Exercise directions: Report, word for word, every line of the material that contains "this".

══ Data for the task

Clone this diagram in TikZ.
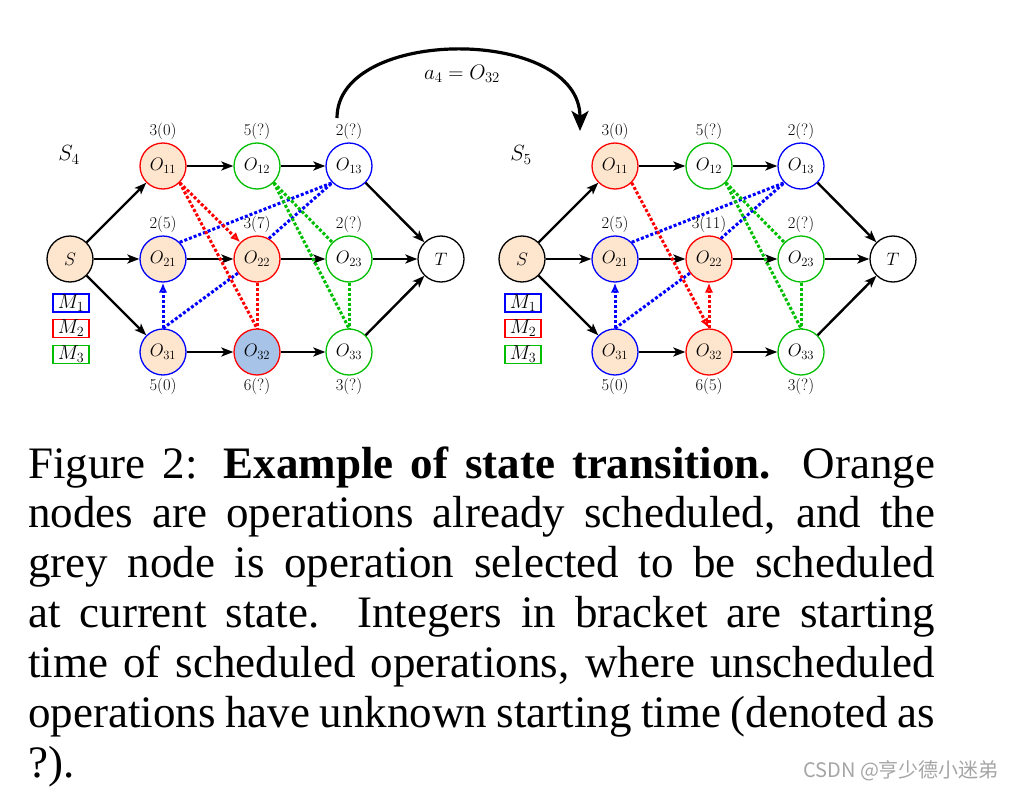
\RequirePackage{fix-cm}
\documentclass[tikz,border=0pt]{standalone}
\usepackage{fontspec}
\usetikzlibrary{arrows.meta}
\newfontfamily\capfont{Liberation Serif}
\newfontfamily\cjkfont{Noto Sans CJK SC}
\definecolor{peach}{RGB}{253,229,206}
\definecolor{selblue}{RGB}{167,195,231}
\definecolor{mblue}{RGB}{0,0,255}
\definecolor{mred}{RGB}{255,0,0}
\definecolor{mgreen}{RGB}{0,190,0}
\definecolor{wmgray}{RGB}{165,165,165}
\newcommand\capline[1]{\hbox to 907pt{#1}}
\tikzset{
  op/.style={circle, draw, line width=1.3pt, minimum size=46pt, inner sep=0pt, fill=white,
    font=\fontsize{18}{20}\selectfont},
  done/.style={fill=peach},
  sel/.style={fill=selblue},
  lab/.style={inner sep=0pt, font=\fontsize{16.5}{18}\selectfont},
  flow/.style={line width=2.4pt, -{Stealth[length=12pt,width=9pt,inset=3pt]}},
  mdot/.style={line width=3pt, dash pattern=on 3pt off 2pt},
  mtip/.style={-{Latex[open,length=10pt,width=8.5pt]}},
  leg/.style={draw, line width=1.3pt, minimum width=36pt, minimum height=18pt, inner sep=0pt,
    font=\fontsize{20}{22}\selectfont},
  capt/.style={inner sep=0pt, anchor=base west, font=\capfont\fontsize{45}{50}\selectfont},
}
\begin{document}
\begin{tikzpicture}[x=1pt,y=-1pt]
\useasboundingbox (0,0) rectangle (1010,787);

% ---------- left graph S4 ----------
\node[inner sep=0pt, font=\fontsize{22}{24}\selectfont] (s4) at (69,155) {$S_4$};
\node[op, done] (aS) at (70,259) {$S$};
\node[op, done, draw=mred]  (a11) at (163,166) {$O_{11}$};
\node[op, draw=mgreen]      (a12) at (257,166) {$O_{12}$};
\node[op, draw=mblue]       (a13) at (349,166) {$O_{13}$};
\node[op, done, draw=mblue] (a21) at (163,259) {$O_{21}$};
\node[op, done, draw=mred]  (a22) at (257,259) {$O_{22}$};
\node[op, draw=mgreen]      (a23) at (349,259) {$O_{23}$};
\node[op, done, draw=mblue] (a31) at (163,352) {$O_{31}$};
\node[op, sel, draw=mred]   (a32) at (257,352) {$O_{32}$};
\node[op, draw=mgreen]      (a33) at (349,352) {$O_{33}$};
\node[op] (aT) at (441,259) {$T$};

\node[lab] (al11) at (163,131) {3(0)};
\node[lab] (al12) at (257,131) {5(?)};
\node[lab] (al13) at (349,131) {2(?)};
\node[lab] (al21) at (163,224) {2(5)};
\node[lab] (al22) at (257,224) {3(7)};
\node[lab] (al23) at (349,224) {2(?)};
\node[lab] (al31) at (163,386) {5(0)};
\node[lab] (al32) at (257,386) {6(?)};
\node[lab] (al33) at (349,386) {3(?)};

\node[leg, draw=mblue]  (am1) at (71,303)   {$M_1$};
\node[leg, draw=mred]   (am2) at (71,328.5) {$M_2$};
\node[leg, draw=mgreen] (am3) at (71,354.5) {$M_3$};

\draw[flow] (aS) -- (a11);
\draw[flow] (aS) -- (a21);
\draw[flow] (aS) -- (a31);
\draw[flow] (a11) -- (a12);
\draw[flow] (a12) -- (a13);
\draw[flow] (a21) -- (a22);
\draw[flow] (a22) -- (a23);
\draw[flow] (a31) -- (a32);
\draw[flow] (a32) -- (a33);
\draw[flow] (a13) -- (aT);
\draw[flow] (a23) -- (aT);
\draw[flow] (a33) -- (aT);

\draw[mdot, mblue] (a21.north east) -- (a13.south west);
\draw[mdot, mblue] (a22.60) -- (a13.south west);
\draw[mdot, mblue] (a31.north) -- (a22);
\draw[mdot, mblue, mtip] (a31.north) -- (a21.south);
\draw[mdot, mred, mtip] (a11.south east) -- (a22.north west);
\draw[mdot, mred] (a11.south east) -- (a32.north);
\draw[mdot, mred] (a22.south) -- (a32.north);
\draw[mdot, mgreen] (a12.south east) -- (a23.north west);
\draw[mdot, mgreen] (a12.south east) -- (a33.north);
\draw[mdot, mgreen] (a23.south) -- (a33.north);

% ---------- right graph S5 ----------
\node[inner sep=0pt, font=\fontsize{22}{24}\selectfont] (s5) at (521,155) {$S_5$};
\node[op, done] (bS) at (522,259) {$S$};
\node[op, done, draw=mred]  (b11) at (615,166) {$O_{11}$};
\node[op, draw=mgreen]      (b12) at (709,166) {$O_{12}$};
\node[op, draw=mblue]       (b13) at (801,166) {$O_{13}$};
\node[op, done, draw=mblue] (b21) at (615,259) {$O_{21}$};
\node[op, done, draw=mred]  (b22) at (709,259) {$O_{22}$};
\node[op, draw=mgreen]      (b23) at (801,259) {$O_{23}$};
\node[op, done, draw=mblue] (b31) at (615,352) {$O_{31}$};
\node[op, done, draw=mred]  (b32) at (709,352) {$O_{32}$};
\node[op, draw=mgreen]      (b33) at (801,352) {$O_{33}$};
\node[op] (bT) at (893,259) {$T$};

\node[lab] (bl11) at (615,131) {3(0)};
\node[lab] (bl12) at (709,131) {5(?)};
\node[lab] (bl13) at (801,131) {2(?)};
\node[lab] (bl21) at (615,224) {2(5)};
\node[lab] (bl22) at (709,224) {3(11)};
\node[lab] (bl23) at (801,224) {2(?)};
\node[lab] (bl31) at (615,386) {5(0)};
\node[lab] (bl32) at (709,386) {6(5)};
\node[lab] (bl33) at (801,386) {3(?)};

\node[leg, draw=mblue]  (bm1) at (523,303)   {$M_1$};
\node[leg, draw=mred]   (bm2) at (523,328.5) {$M_2$};
\node[leg, draw=mgreen] (bm3) at (523,354.5) {$M_3$};

\draw[flow] (bS) -- (b11);
\draw[flow] (bS) -- (b21);
\draw[flow] (bS) -- (b31);
\draw[flow] (b11) -- (b12);
\draw[flow] (b12) -- (b13);
\draw[flow] (b21) -- (b22);
\draw[flow] (b22) -- (b23);
\draw[flow] (b31) -- (b32);
\draw[flow] (b32) -- (b33);
\draw[flow] (b13) -- (bT);
\draw[flow] (b23) -- (bT);
\draw[flow] (b33) -- (bT);

\draw[mdot, mblue] (b21.north east) -- (b13.south west);
\draw[mdot, mblue] (b22.60) -- (b13.south west);
\draw[mdot, mblue] (b31.north) -- (b22);
\draw[mdot, mblue, mtip] (b31.north) -- (b21.south);
\draw[mdot, mred, mtip] (b11.south east) -- (b32.north);
\draw[mdot, mred, mtip] (b32.north) -- (b22.south);
\draw[mdot, mgreen] (b12.south east) -- (b23.north west);
\draw[mdot, mgreen] (b12.south east) -- (b33.north);
\draw[mdot, mgreen] (b23.south) -- (b33.north);

% ---------- transition arrow ----------
\coordinate (cs) at (337,118);
\coordinate (ce) at (580,131);
\draw[line width=3.2pt, -{Stealth[length=20pt,width=17pt,inset=5pt]}]
  (cs) .. controls (337,26) and (580,26) .. (ce);
\node[inner sep=0pt, font=\fontsize{21}{24}\selectfont] (act) at (462,74) {$a_4 = O_{32}$};

% ---------- caption ----------
\node[capt] (cap1) at (28,478) {\capline{Figure 2: \textbf{Example of state transition.} Orange}};
\node[capt] (cap2) at (28,527.5) {\capline{nodes are operations already scheduled, and the}};
\node[capt] (cap3) at (28,577) {\capline{grey node is operation selected to be scheduled}};
\node[capt] (cap4) at (28,627) {\capline{at current state. Integers in bracket are starting}};
\node[capt] (cap5) at (28,677) {\capline{time of scheduled operations, where unscheduled}};
\node[capt] (cap6) at (28,727) {\capline{operations have unknown starting time (denoted as}};
\node[capt] (cap7) at (28,777) {?).};

\node[inner sep=0pt, anchor=base west, text=wmgray, font=\cjkfont\fontsize{20}{22}\selectfont]
  (wm) at (803,777) {CSDN @亨少德小迷弟};
\end{tikzpicture}
\end{document}
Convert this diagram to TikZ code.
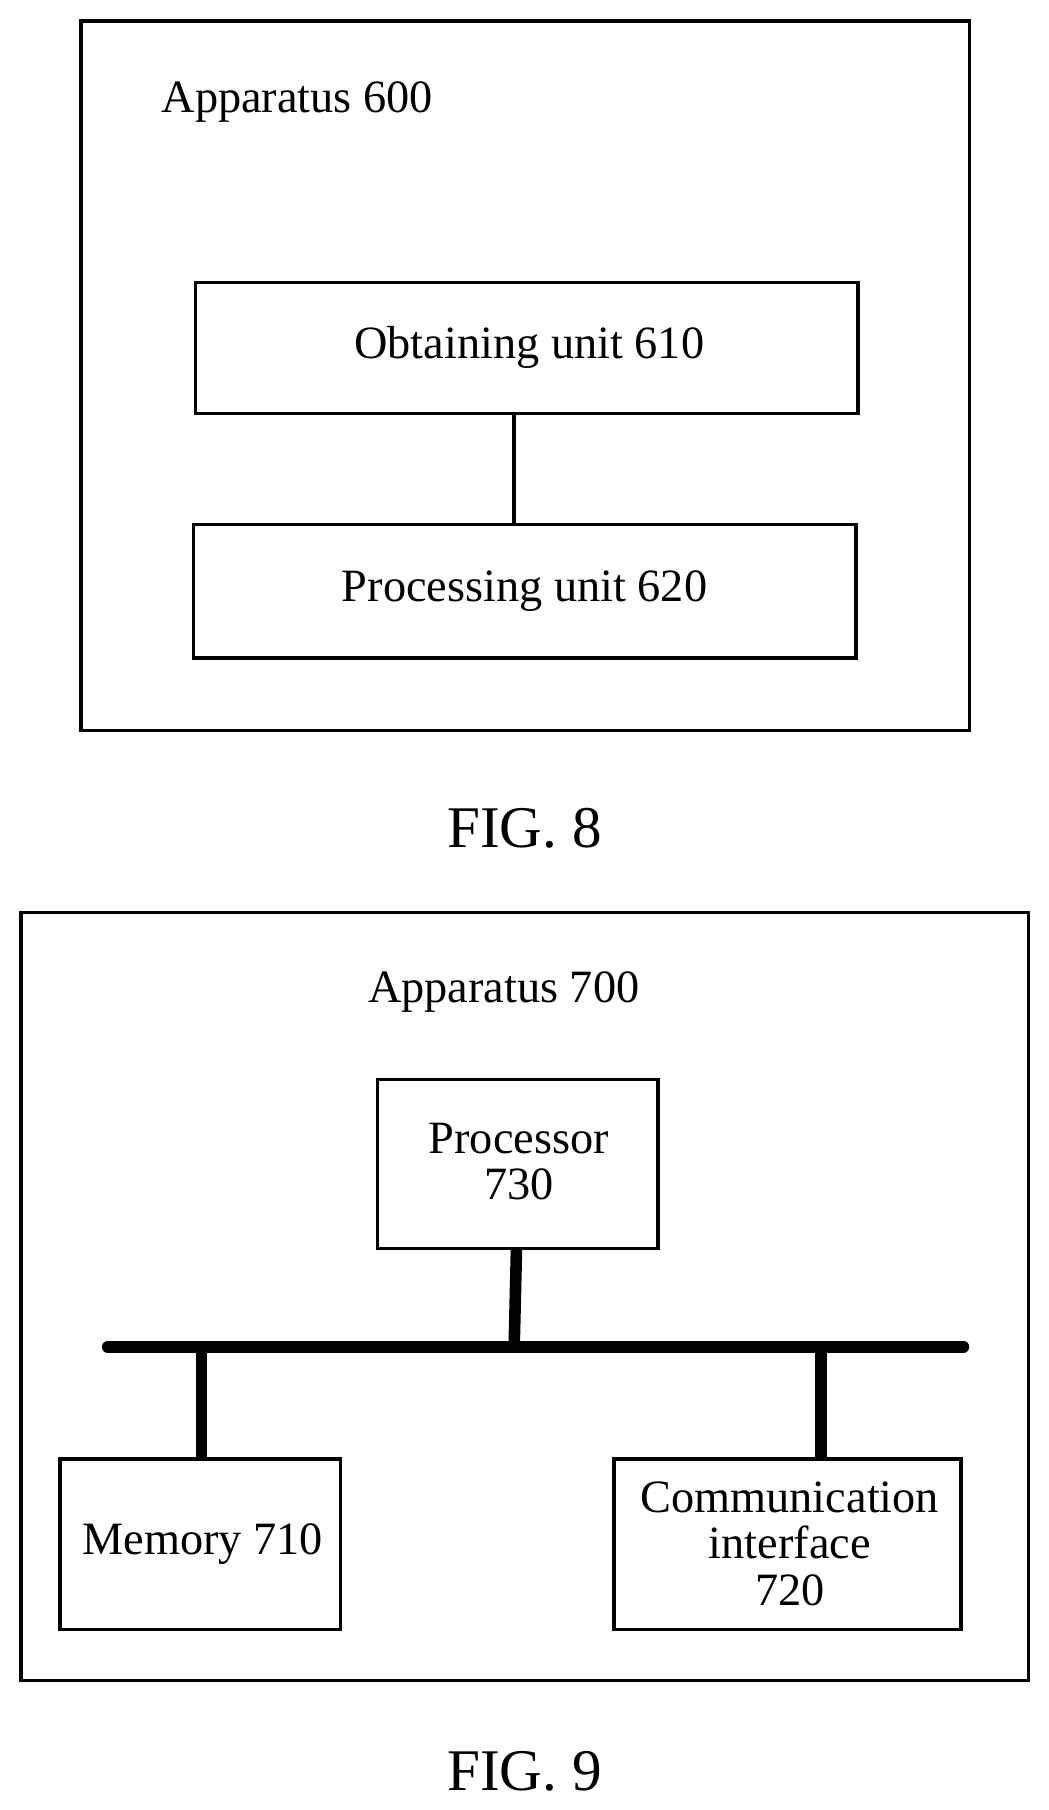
\documentclass[tikz,border=0pt]{standalone}
\usepackage{fontspec}
\setmainfont{Liberation Serif}
\begin{document}
\begin{tikzpicture}[x=1pt,y=-1pt,
  box/.style={draw,line width=3pt},
  lbl/.style={font=\fontsize{40}{40}\selectfont,align=center},
  fig/.style={font=\fontsize{51}{56}\selectfont},
  bus/.style={line width=10pt}]
\useasboundingbox (0,0) rectangle (905,1563);
% FIG 8
\draw[box] (70,18) rectangle (837,631);
\node[lbl,anchor=west] (a600) at (136,88) {Apparatus 600};
\draw[box] (169,244) rectangle (741,357);
\node[lbl] (obt) at (457,300) {Obtaining unit 610};
\draw[box] (167,453) rectangle (739,568);
\node[lbl] (proc) at (453,510) {Processing unit 620};
\coordinate (o1) at (444,357); \coordinate (o2) at (444,453);
\draw[line width=3pt] (o1) -- (o2);
\node[fig] (f8) at (453,715) {FIG. 8};
% FIG 9
\draw[box] (18,788) rectangle (888,1451);
\node[lbl] (a700) at (435,857) {Apparatus 700};
\draw[box] (326,932) rectangle (568,1078);
\node[lbl] (p730) at (448,1003) {Processor\\730};
\draw[box] (52,1260) rectangle (294,1407);
\node[lbl] (mem) at (175,1333) {Memory 710};
\draw[box] (530,1260) rectangle (830,1407);
\node[lbl] (com) at (682,1333) {Communication\\interface\\720};
\coordinate (bl) at (93,1163); \coordinate (br) at (832,1163);
\draw[bus,line cap=round] (bl) -- (br);
\coordinate (ps) at (446,1078); \coordinate (pb) at (444,1163);
\draw[bus] (ps) -- (pb);
\coordinate (ms) at (174,1163); \coordinate (mb) at (174,1260);
\draw[bus] (ms) -- (mb);
\coordinate (cs) at (709,1163); \coordinate (cb) at (709,1260);
\draw[bus] (cs) -- (cb);
\node[fig] (f9) at (453,1530) {FIG. 9};
\end{tikzpicture}
\end{document}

════

Correct result:
Clone this diagram in TikZ.
Convert this diagram to TikZ code.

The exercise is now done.